As with any relatively unscientific field, there is a lot of lore out there that may have originally had a good scientific foundation, but the restrictions or specific conditions have long been forgotten and the answer takes on a life of its own out of context. The myth about eating snow seems to me to be one of these things.
The main point is that it takes a lot of energy, which when coming from your body means warmth and/or calories, to melt water to drinkable form. This is true, but the details are rarely considered. Russell has already give an good answer going over the numbers to show that the energy required is relatively minimal.
However, another point I never see addressed is that the energy is often free. If you're hiking up hill, even in winter usually, your body has to dump energy as heat. If you're cold and facing hypothermia, eating snow is probably not a good idea. Otherwise though if you're capable of dressing yourself so as to be too warm for whatever activity you are doing, you have excess heat that has to be gotten rid of somehow. Therefore except in unusual cases, melting snow with your body warmth is free since you just end up cooling yourself off less in other ways.
I have experienced this personally. Many years ago I was hiking up Mt Lassen in northern California in the summer. I had taken insufficient water with me and was getting thirsty. The weather was nice and I was hiking comfortably in shorts and a T shirt with a windbreaker in reserve in my pack. When I got high enough so there were patches of snow, I kept some in my mouth and got water from that. It definitely felt nice and made me less thirsty eventually.
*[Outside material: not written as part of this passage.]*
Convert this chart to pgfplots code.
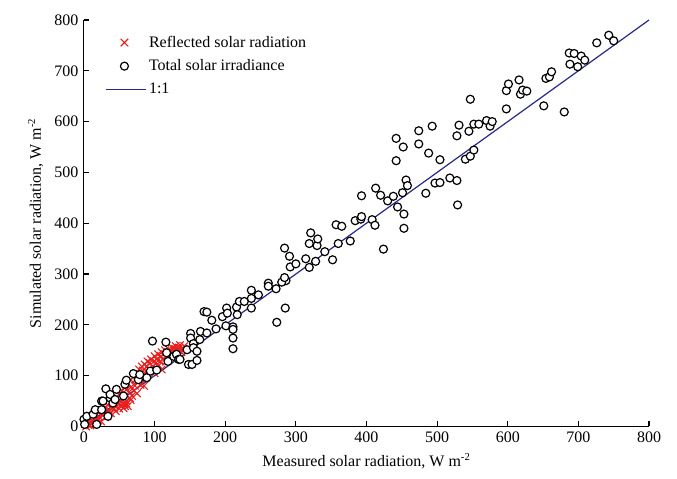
\documentclass[border=0pt]{standalone}
\usepackage{fontspec}
\setmainfont{Liberation Serif}
\usepackage{pgfplots}
\pgfplotsset{compat=1.18}
\definecolor{lineblue}{RGB}{40,40,140}
\definecolor{crossred}{RGB}{230,30,30}
\pgfplotsset{
  marklegend/.style={legend image code/.code={\draw[mark repeat=2,mark phase=2,##1] plot coordinates {(0pt,0pt)(14pt,0pt)(28pt,0pt)};}},
  linelegend/.style={legend image code/.code={\draw[##1] (0pt,0pt) -- (30pt,0pt);}},
}
\begin{document}
\fontsize{12}{14}\selectfont
\begin{tikzpicture}
\begin{axis}[
  scale only axis, width=424pt, height=305pt,
  xmin=0, xmax=800, ymin=0, ymax=800,
  axis x line*=bottom, axis y line*=left,
  tick align=inside, major tick length=4pt,
  xtick={0,100,...,800}, ytick={0,100,...,800},
  /pgf/number format/assume math mode=true,
  tick label style={font=\fontsize{12}{14}\selectfont},
  label style={font=\fontsize{12}{14}\selectfont},
  xlabel={Measured solar radiation, W m\textsuperscript{-2}},
  ylabel={Simulated solar radiation, W m\textsuperscript{-2}},
  axis line style={line width=0.8pt},
  every tick/.style={line width=0.8pt, black},
  clip=false,
  legend style={draw=none, fill=none, at={(0.03,0.975)}, anchor=north west,
    font=\fontsize{12}{14}\selectfont, row sep=3.5pt},
  legend cell align=left,
]
\addplot[only marks, mark=x, mark size=4pt, color=crossred, line width=0.8pt, marklegend] coordinates {
(2,5)(4,12)(6,3)(8,15)(10,8)(12,20)(14,10)(5,20)(16,25)(18,14)(20,28)(22,18)
(25,32)(27,22)(30,38)(32,28)(34,42)(36,30)(38,48)(40,36)(42,52)(44,40)(46,58)
(48,45)(50,62)(52,42)(54,70)(56,55)(58,78)(60,50)(62,85)(64,68)(66,92)(68,60)
(70,98)(72,80)(74,105)(76,88)(78,112)(80,95)(82,118)(84,100)(86,122)(88,108)
(90,128)(92,112)(95,132)(98,118)(100,138)(102,125)(105,142)(108,128)(110,146)
(112,132)(115,150)(118,138)(120,152)(122,140)(125,155)(128,145)(130,158)
(133,150)(136,160)(140,152)(62,40)(56,36)(75,65)(85,80)(45,30)(30,18)(100,105)(110,112)
(3,0)(9,2)(15,5)(20,12)(24,10)(28,30)(33,20)(38,26)(43,35)(48,56)(53,48)(57,44)
(60,72)(65,56)(67,78)(71,70)(73,92)(77,100)(80,82)(83,110)(87,95)(89,118)(93,125)
(96,110)(99,128)(103,132)(106,120)(109,138)(113,142)(116,128)(119,146)(123,148)
(126,136)(129,152)(132,142)(135,155)(138,146)(142,158)(60,45)(66,52)(58,40)(50,35)
};
\addlegendentry{Reflected solar radiation}
\addplot[only marks, mark=*, mark size=3pt, mark options={fill=white, draw=black, line width=0.9pt}, marklegend] coordinates {
(0,14)(1,4)(4,20)(13,24)(16,33)(18,4)(25,33)(25,50)(27,50)(31,74)(34,20)(37,56)
(37,63)(41,46)(44,53)(46,73)(56,60)(58,83)(60,91)(70,104)(77,92)(79,102)(89,96)
(94,109)(97,168)(103,111)(116,166)(117,145)(119,128)(127,138)(131,142)(134,132)
(136,132)(146,151)(148,122)(151,183)(151,174)(153,122)(155,163)(155,155)(160,130)
(160,148)(164,171)(165,187)(170,226)(174,225)(174,184)(181,209)(187,192)(196,216)
(201,198)(202,233)(203,223)(211,196)(211,191)(211,174)(211,153)(216,235)(217,220)
(220,246)(227,246)(237,268)(237,233)(237,252)(247,259)(261,282)(261,276)(272,271)
(273,205)(284,351)(285,233)(286,287)(280,284)(284,293)(291,335)(292,314)(300,320)
(314,330)(319,360)(319,313)(321,381)(328,325)(330,356)(331,369)(341,344)(352,328)
(357,397)(360,360)(365,394)(377,365)(384,405)(392,408)(393,413)(393,454)(408,407)
(412,396)(413,469)(420,455)(424,349)(430,444)(438,453)(442,567)(442,523)(444,432)
(451,460)(452,550)(453,418)(453,390)(456,485)(458,474)(474,582)(474,556)(484,459)
(488,538)(493,591)(497,479)(504,525)(504,480)(518,489)(528,572)(528,484)(529,436)
(531,593)(540,526)(545,581)(547,644)(547,532)(552,544)(552,595)(559,595)(570,602)
(575,591)(578,600)(598,661)(598,625)(601,674)(616,682)(618,654)(621,662)(627,660)
(651,631)(654,685)(659,688)(662,698)(680,619)(687,735)(688,713)(694,734)(699,708)
(704,729)(709,721)(726,755)(743,770)(750,759)
};
\addlegendentry{Total solar irradiance}
\addplot[color=lineblue, line width=0.9pt, no marks, linelegend] coordinates {(0,0)(800,800)};
\addlegendentry{1:1}
\end{axis}
\pgfresetboundingbox
\path (current axis.south west)++(-63pt,-39pt) rectangle ([xshift=21pt,yshift=15pt]current axis.north east);
\end{tikzpicture}
\end{document}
The biggest problem you realize if you ever tried eating snow is that it takes a lot to get a reasonable amount of water. You simply can't put that much snow in your mouth at one time, and there is a lot of air in it, so the amount of water you get from a mouthful of snow is very limited. Still, it's better than nothing and makes you feel better. It does slow you down noticably since you have to pause to pick up fresh snow for another mouthful regularly. I suspect in warm conditions that you're barely replacing the water you are losing regularly anyway, but that's still better than losing it without replacing it.
So to me it seems that if you're thirsty and there is clean enough snow around, go ahead and "eat" it unless you are cold and hypothermia is a concern. Dehydration, after all, is a serious problem too.